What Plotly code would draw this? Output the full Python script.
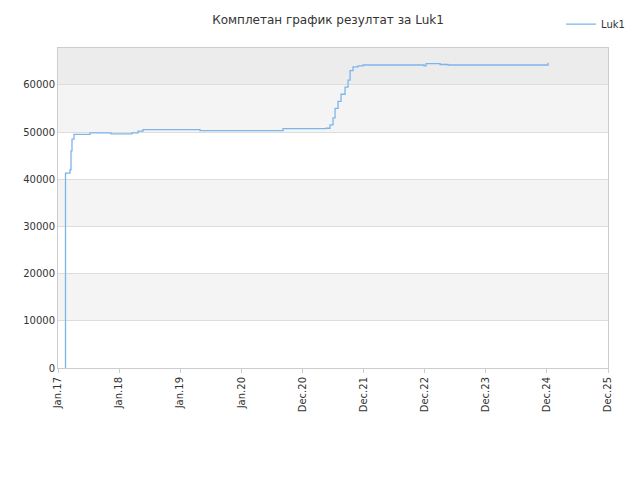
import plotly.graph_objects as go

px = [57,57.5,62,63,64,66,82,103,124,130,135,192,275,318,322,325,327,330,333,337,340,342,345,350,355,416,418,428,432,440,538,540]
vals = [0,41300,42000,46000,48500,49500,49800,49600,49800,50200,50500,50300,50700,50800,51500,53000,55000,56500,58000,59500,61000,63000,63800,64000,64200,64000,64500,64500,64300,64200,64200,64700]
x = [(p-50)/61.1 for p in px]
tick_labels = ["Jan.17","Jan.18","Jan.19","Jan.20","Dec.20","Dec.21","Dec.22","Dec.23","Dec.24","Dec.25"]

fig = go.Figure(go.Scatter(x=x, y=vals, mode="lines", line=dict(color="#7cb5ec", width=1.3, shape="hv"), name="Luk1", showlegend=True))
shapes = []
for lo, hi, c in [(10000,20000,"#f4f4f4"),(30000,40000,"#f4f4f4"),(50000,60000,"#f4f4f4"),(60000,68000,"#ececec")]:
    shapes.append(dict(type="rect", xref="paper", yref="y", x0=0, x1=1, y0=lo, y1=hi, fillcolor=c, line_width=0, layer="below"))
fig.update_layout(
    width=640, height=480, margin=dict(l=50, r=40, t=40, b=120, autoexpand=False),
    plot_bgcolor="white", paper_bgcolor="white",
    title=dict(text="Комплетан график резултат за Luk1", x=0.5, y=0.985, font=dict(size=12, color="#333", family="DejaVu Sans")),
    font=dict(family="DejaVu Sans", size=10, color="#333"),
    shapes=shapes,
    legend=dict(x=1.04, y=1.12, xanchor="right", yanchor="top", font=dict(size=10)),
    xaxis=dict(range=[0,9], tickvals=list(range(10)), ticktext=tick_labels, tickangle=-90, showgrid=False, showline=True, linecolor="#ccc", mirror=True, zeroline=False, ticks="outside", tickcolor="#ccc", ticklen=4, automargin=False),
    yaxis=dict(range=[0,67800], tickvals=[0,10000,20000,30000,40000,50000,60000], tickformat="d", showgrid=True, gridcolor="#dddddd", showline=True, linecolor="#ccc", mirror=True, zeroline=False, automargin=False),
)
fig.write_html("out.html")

+--

**Exercise**
Take the data above and repeat it exactly, leaving each picture out.

**Written response**
What Plotly code would draw this? Output the full Python script.
import plotly.graph_objects as go

px = [57,57.5,62,63,64,66,82,103,124,130,135,192,275,318,322,325,327,330,333,337,340,342,345,350,355,416,418,428,432,440,538,540]
vals = [0,41300,42000,46000,48500,49500,49800,49600,49800,50200,50500,50300,50700,50800,51500,53000,55000,56500,58000,59500,61000,63000,63800,64000,64200,64000,64500,64500,64300,64200,64200,64700]
x = [(p-50)/61.1 for p in px]
tick_labels = ["Jan.17","Jan.18","Jan.19","Jan.20","Dec.20","Dec.21","Dec.22","Dec.23","Dec.24","Dec.25"]

fig = go.Figure(go.Scatter(x=x, y=vals, mode="lines", line=dict(color="#7cb5ec", width=1.3, shape="hv"), name="Luk1", showlegend=True))
shapes = []
for lo, hi, c in [(10000,20000,"#f4f4f4"),(30000,40000,"#f4f4f4"),(50000,60000,"#f4f4f4"),(60000,68000,"#ececec")]:
    shapes.append(dict(type="rect", xref="paper", yref="y", x0=0, x1=1, y0=lo, y1=hi, fillcolor=c, line_width=0, layer="below"))
fig.update_layout(
    width=640, height=480, margin=dict(l=50, r=40, t=40, b=120, autoexpand=False),
    plot_bgcolor="white", paper_bgcolor="white",
    title=dict(text="Комплетан график резултат за Luk1", x=0.5, y=0.985, font=dict(size=12, color="#333", family="DejaVu Sans")),
    font=dict(family="DejaVu Sans", size=10, color="#333"),
    shapes=shapes,
    legend=dict(x=1.04, y=1.12, xanchor="right", yanchor="top", font=dict(size=10)),
    xaxis=dict(range=[0,9], tickvals=list(range(10)), ticktext=tick_labels, tickangle=-90, showgrid=False, showline=True, linecolor="#ccc", mirror=True, zeroline=False, ticks="outside", tickcolor="#ccc", ticklen=4, automargin=False),
    yaxis=dict(range=[0,67800], tickvals=[0,10000,20000,30000,40000,50000,60000], tickformat="d", showgrid=True, gridcolor="#dddddd", showline=True, linecolor="#ccc", mirror=True, zeroline=False, automargin=False),
)
fig.write_html("out.html")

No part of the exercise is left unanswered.